### [Exercise goal]
Reproduce the listing word for word. Skip any image.
* Start Raw data *
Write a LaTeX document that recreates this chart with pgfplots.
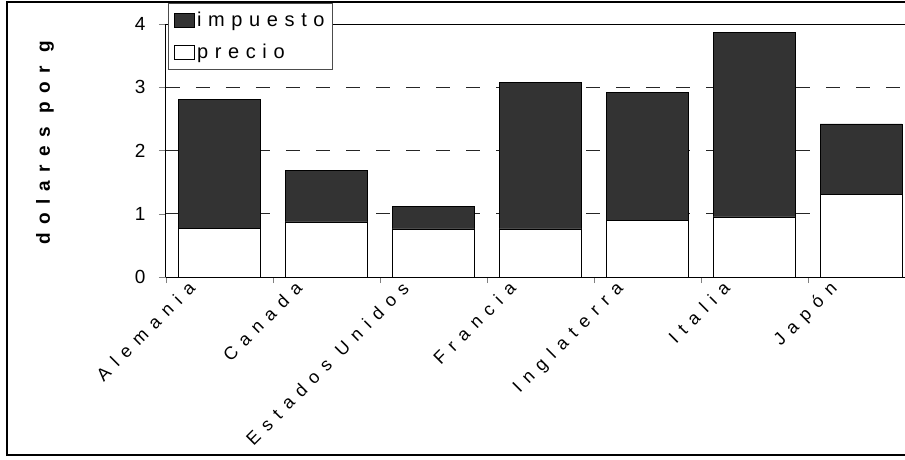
\documentclass[border=0pt]{standalone}
\usepackage{pgfplots}
\pgfplotsset{compat=1.18}
\usetikzlibrary{calc}
\usepackage{fontspec}
\setmainfont{Liberation Sans}
\newfontfamily\lgfont{Liberation Sans}[LetterSpace=33]
\newfontfamily\xlfont{Liberation Sans}[LetterSpace=44]
\newfontfamily\ylfont{Liberation Sans}[LetterSpace=44]
\begin{document}
\begin{tikzpicture}[x=1pt,y=1pt]
\begin{axis}[
  scale only axis, width=739pt, height=253pt,
  ybar stacked, bar width=82pt,
  xmin=-0.5, xmax=6.41, ymin=0, ymax=4,
  axis lines*=left,
  axis line style={line width=1pt},
  xtick={0,...,6},
  xticklabels={Alemania,Canada,Estados Unidos,Francia,Inglaterra,Italia,Japón},
  major x tick style={draw=none},
  minor xtick={-0.5,0.5,...,5.5},
  minor tick length=6pt,
  xtick align=outside,
  xticklabel style={rotate=45, anchor=north east, font=\xlfont\fontsize{18}{20}\selectfont, xshift=-17pt, yshift=29pt},
  ytick={0,1,2,3,4},
  ytick align=outside, major tick length=7pt,
  yticklabel style={font=\fontsize{19}{21}\selectfont, xshift=-10pt},
  /pgf/number format/assume math mode=true,
  ymajorgrids,
  major grid style={black!85, line width=0.8pt, dash pattern=on 14pt off 16pt},
  ylabel={\bfseries dolares por g},
  every axis y label/.style={at={(rel axis cs:-0.1637,0.53)}, rotate=90, anchor=center, font=\ylfont\fontsize{19}{21}\selectfont},
  reverse legend,
  legend style={at={(rel axis cs:0.003,1.083)}, anchor=north west, draw=black!70, fill=white,
    font=\lgfont\fontsize{20}{22}\selectfont, inner xsep=6pt, inner ysep=7pt, row sep=12pt, legend cell align=left},
  legend image code/.code={\draw[#1] (2pt,-7pt) rectangle (22pt,7pt);},
  clip=true,
]
\addplot[fill=white, draw=black, line width=0.8pt] coordinates {(0,0.77) (1,0.87) (2,0.76) (3,0.76) (4,0.90) (5,0.95) (6,1.30)};
\addlegendentry{precio}
\addplot[fill=black!80, draw=black, line width=0.8pt] coordinates {(0,2.04) (1,0.82) (2,0.35) (3,2.31) (4,2.02) (5,2.91) (6,1.12)};
\addlegendentry{impuesto}
\draw[line width=1.6pt] (rel axis cs:0,1) -- (rel axis cs:1,1);
\coordinate (O) at (rel axis cs:0,0);
\end{axis}
\pgfresetboundingbox
\path[use as bounding box] ($(O)+(-166,-183)$) rectangle ++(905,460);
\draw[line width=1.2pt] ($(O)+(-159,-179)$) -- ++(0,454) -- ++(900,0);
\draw[line width=1.2pt] ($(O)+(-159,-178)$) -- ++(900,0);
\end{tikzpicture}
\end{document}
* End Raw data *
### [Expected answer]
Write a LaTeX document that recreates this chart with pgfplots.
\documentclass[border=0pt]{standalone}
\usepackage{pgfplots}
\pgfplotsset{compat=1.18}
\usetikzlibrary{calc}
\usepackage{fontspec}
\setmainfont{Liberation Sans}
\newfontfamily\lgfont{Liberation Sans}[LetterSpace=33]
\newfontfamily\xlfont{Liberation Sans}[LetterSpace=44]
\newfontfamily\ylfont{Liberation Sans}[LetterSpace=44]
\begin{document}
\begin{tikzpicture}[x=1pt,y=1pt]
\begin{axis}[
  scale only axis, width=739pt, height=253pt,
  ybar stacked, bar width=82pt,
  xmin=-0.5, xmax=6.41, ymin=0, ymax=4,
  axis lines*=left,
  axis line style={line width=1pt},
  xtick={0,...,6},
  xticklabels={Alemania,Canada,Estados Unidos,Francia,Inglaterra,Italia,Japón},
  major x tick style={draw=none},
  minor xtick={-0.5,0.5,...,5.5},
  minor tick length=6pt,
  xtick align=outside,
  xticklabel style={rotate=45, anchor=north east, font=\xlfont\fontsize{18}{20}\selectfont, xshift=-17pt, yshift=29pt},
  ytick={0,1,2,3,4},
  ytick align=outside, major tick length=7pt,
  yticklabel style={font=\fontsize{19}{21}\selectfont, xshift=-10pt},
  /pgf/number format/assume math mode=true,
  ymajorgrids,
  major grid style={black!85, line width=0.8pt, dash pattern=on 14pt off 16pt},
  ylabel={\bfseries dolares por g},
  every axis y label/.style={at={(rel axis cs:-0.1637,0.53)}, rotate=90, anchor=center, font=\ylfont\fontsize{19}{21}\selectfont},
  reverse legend,
  legend style={at={(rel axis cs:0.003,1.083)}, anchor=north west, draw=black!70, fill=white,
    font=\lgfont\fontsize{20}{22}\selectfont, inner xsep=6pt, inner ysep=7pt, row sep=12pt, legend cell align=left},
  legend image code/.code={\draw[#1] (2pt,-7pt) rectangle (22pt,7pt);},
  clip=true,
]
\addplot[fill=white, draw=black, line width=0.8pt] coordinates {(0,0.77) (1,0.87) (2,0.76) (3,0.76) (4,0.90) (5,0.95) (6,1.30)};
\addlegendentry{precio}
\addplot[fill=black!80, draw=black, line width=0.8pt] coordinates {(0,2.04) (1,0.82) (2,0.35) (3,2.31) (4,2.02) (5,2.91) (6,1.12)};
\addlegendentry{impuesto}
\draw[line width=1.6pt] (rel axis cs:0,1) -- (rel axis cs:1,1);
\coordinate (O) at (rel axis cs:0,0);
\end{axis}
\pgfresetboundingbox
\path[use as bounding box] ($(O)+(-166,-183)$) rectangle ++(905,460);
\draw[line width=1.2pt] ($(O)+(-159,-179)$) -- ++(0,454) -- ++(900,0);
\draw[line width=1.2pt] ($(O)+(-159,-178)$) -- ++(900,0);
\end{tikzpicture}
\end{document}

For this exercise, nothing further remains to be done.